Note that in real applications, the actual memory access patterns will be complicated. These patterns are dictated by the numerical algorithm used and the programming style adopted. In addition to the first-touch and robin-robin policies, SGI provides for various directives to fine-tune data placement for optimal performance. These are described in detail in the section Using Data Distribution Directives of SGI's Origin2000 and Onyx2 Performance Tuning and Optimization Guide.

First-touch vs. Round-robin for parallel jobs

The following example illustrates the difference between first-touch and round-robin memory allocation.

Assuming we are running on 4 processors and have an array dimension a(8), then elements would get allocated on the processors in the following way:

PROC #         ROUND_ROBIN      FIRST_TOUCH
1              A(1),A(5)        A(1),A(2)
2              A(2),A(6)        A(3),A(4)
3              A(3),A(7)        A(5),A(6)
4              A(4),A(8)        A(7),A(8)
Note that if you do not allocate data in parallel and instead have a serial loop 'touch' data first, then all elements of A would get allocated on PROC 1.
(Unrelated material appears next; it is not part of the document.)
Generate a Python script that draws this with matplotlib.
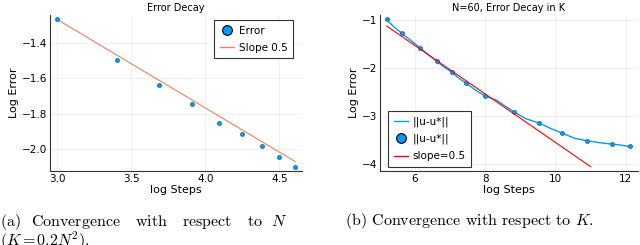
import matplotlib
matplotlib.use("Agg")
import matplotlib.pyplot as plt
from matplotlib.lines import Line2D

# left panel: error vs N
steps_n = [2.996, 3.401, 3.689, 3.912, 4.094, 4.248, 4.382, 4.500, 4.605]
err_n = [-1.268, -1.498, -1.641, -1.745, -1.852, -1.916, -1.982, -2.046, -2.102]
slope_n_x = [2.996, 4.605]
slope_n_y = [-1.268, -2.070]

# right panel: error vs K
line_k_x = [5.19, 5.41, 5.63, 5.89, 6.14, 6.38, 6.62, 6.83, 7.04, 7.25, 7.45,
            7.73, 8.00, 8.30, 8.55, 8.82, 9.15, 9.53, 9.85, 10.18, 10.55,
            10.90, 11.25, 11.60, 11.85, 12.11]
line_k_y = [-0.99, -1.15, -1.28, -1.43, -1.575, -1.72, -1.86, -1.98, -2.08,
            -2.21, -2.31, -2.46, -2.58, -2.66, -2.78, -2.91, -3.05, -3.14,
            -3.25, -3.35, -3.46, -3.51, -3.55, -3.58, -3.60, -3.63]
steps_k = [5.194, 5.63, 6.142, 6.616, 7.043, 7.45, 8.0, 8.815, 9.526, 10.18,
           10.9, 11.6, 12.11]
err_k = [-0.986, -1.277, -1.575, -1.859, -2.081, -2.31, -2.58, -2.913, -3.141,
         -3.349, -3.509, -3.578, -3.626]
slope_k_x = [5.194, 11.0]
slope_k_y = [-1.125, -4.049]

blue = "#009af9"
orange = "#f08060"
plt.rcParams["font.family"] = "DejaVu Sans"
plt.rcParams["mathtext.fontset"] = "cm"

fig = plt.figure(figsize=(6.4, 2.45), dpi=100)
ax1 = fig.add_axes([50 / 640, 74 / 245, 252 / 640, 156 / 245])
ax2 = fig.add_axes([380 / 640, 74 / 245, 258 / 640, 156 / 245])


def style(ax):
    for s in ["top", "right"]:
        ax.spines[s].set_visible(False)
    for s in ["left", "bottom"]:
        ax.spines[s].set_linewidth(0.8)
        ax.spines[s].set_color("#333333")
    ax.grid(True, color="#000000", alpha=0.08, linewidth=0.5)
    ax.tick_params(labelsize=7.5, length=0, pad=2)
    ax.set_xlabel("log Steps", fontsize=8, labelpad=1)
    ax.set_ylabel("Log Error", fontsize=8, labelpad=2)


leg_kw = dict(fontsize=7.5, fancybox=False, edgecolor="#333333", framealpha=1,
              handlelength=1.4, handletextpad=0.4, borderpad=0.55,
              labelspacing=0.65, borderaxespad=0)

# left
ax1.plot(slope_n_x, slope_n_y, color=orange, lw=0.8, label="Slope 0.5")
ax1.plot(steps_n, err_n, "o", color=blue, ms=3, mec="#1a4f80", mew=0.4,
         label="Error")
ax1.set_xlim(2.95, 4.653)
ax1.set_ylim(-2.124, -1.244)
ax1.set_xticks([3.0, 3.5, 4.0, 4.5])
ax1.set_yticks([-1.4, -1.6, -1.8, -2.0])
ax1.set_yticklabels(["\u22121.4", "\u22121.6", "\u22121.8", "\u22122.0"])
style(ax1)
ax1.set_title("Error Decay", fontsize=7, pad=3)
h1 = [Line2D([], [], marker="o", ls="none", color=blue, mec="black", ms=7,
             mew=0.8),
      Line2D([], [], color=orange, lw=1)]
leg1 = ax1.legend(h1, ["Error", "Slope 0.5"], loc="upper right",
                  bbox_to_anchor=(243 / 252, 1 - 5 / 156), **leg_kw)
leg1.get_frame().set_linewidth(0.8)

# right
ax2.plot(line_k_x, line_k_y, color=blue, lw=1.0)
ax2.plot(steps_k, err_k, "o", color=blue, ms=3, mec="#1a4f80", mew=0.4)
ax2.plot(slope_k_x, slope_k_y, color="red", lw=0.8)
ax2.set_xlim(5.005, 12.35)
ax2.set_ylim(-4.139, -0.896)
ax2.set_xticks([6, 8, 10, 12])
ax2.set_yticks([-1, -2, -3, -4])
ax2.set_yticklabels(["\u22121", "\u22122", "\u22123", "\u22124"])
style(ax2)
ax2.set_title("N=60, Error Decay in K", fontsize=7, pad=3)
h2 = [Line2D([], [], color=blue, lw=1),
      Line2D([], [], marker="o", ls="none", color=blue, mec="black", ms=7,
             mew=0.8),
      Line2D([], [], color="red", lw=1)]
leg2 = ax2.legend(h2, ["||u-u*||", "||u-u*||", "slope=0.5"], loc="lower left",
                  bbox_to_anchor=(8 / 258, 4 / 156), **leg_kw)
leg2.get_frame().set_linewidth(0.8)

# captions
cap = dict(fontsize=11.5, family="cmr10")
fig.text(0.0, 1 - 212 / 245,
         "(a)  Convergence   with   respect   to  $N$\n($K\\,$=$\\,0.2N^2$).",
         ha="left", va="top", linespacing=0.85, **cap)
fig.text(345 / 640, 1 - 221 / 245, "(b) Convergence with respect to $K$.",
         ha="left", va="center", **cap)

fig.savefig("out.png", dpi=100)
3. Environment Variables to control Data Placement

There is a simple way to control memory allocation for shared memory programs (programs compiled with -mp or -pfa) by the use of the environment variable _DSM_PLACEMENT. From man pe_environ:
   _DSM_PLACEMENT Allocates memory for all stack, data, and text
                    segments.  This environment variable accepts the
                    following values:

                    Value          Action

                    FIRST_TOUCH    Specifies first-touch data placement.
                                   Currently the default.

                    ROUND_ROBIN    Specifies round-robin data allocation.
Starting April 5, 1999, the default data placement for shared memory programs will be changed to round-robin. Users who have programmed their codes to optimally make use of first-touch data placement can continue to use it with the above environment variable. In the C-shell, the command is:
setenv _DSM_PLACEMENT FIRST_TOUCH
Note: For MPI and SHMEM programs, the default policy will continue to be first-touch.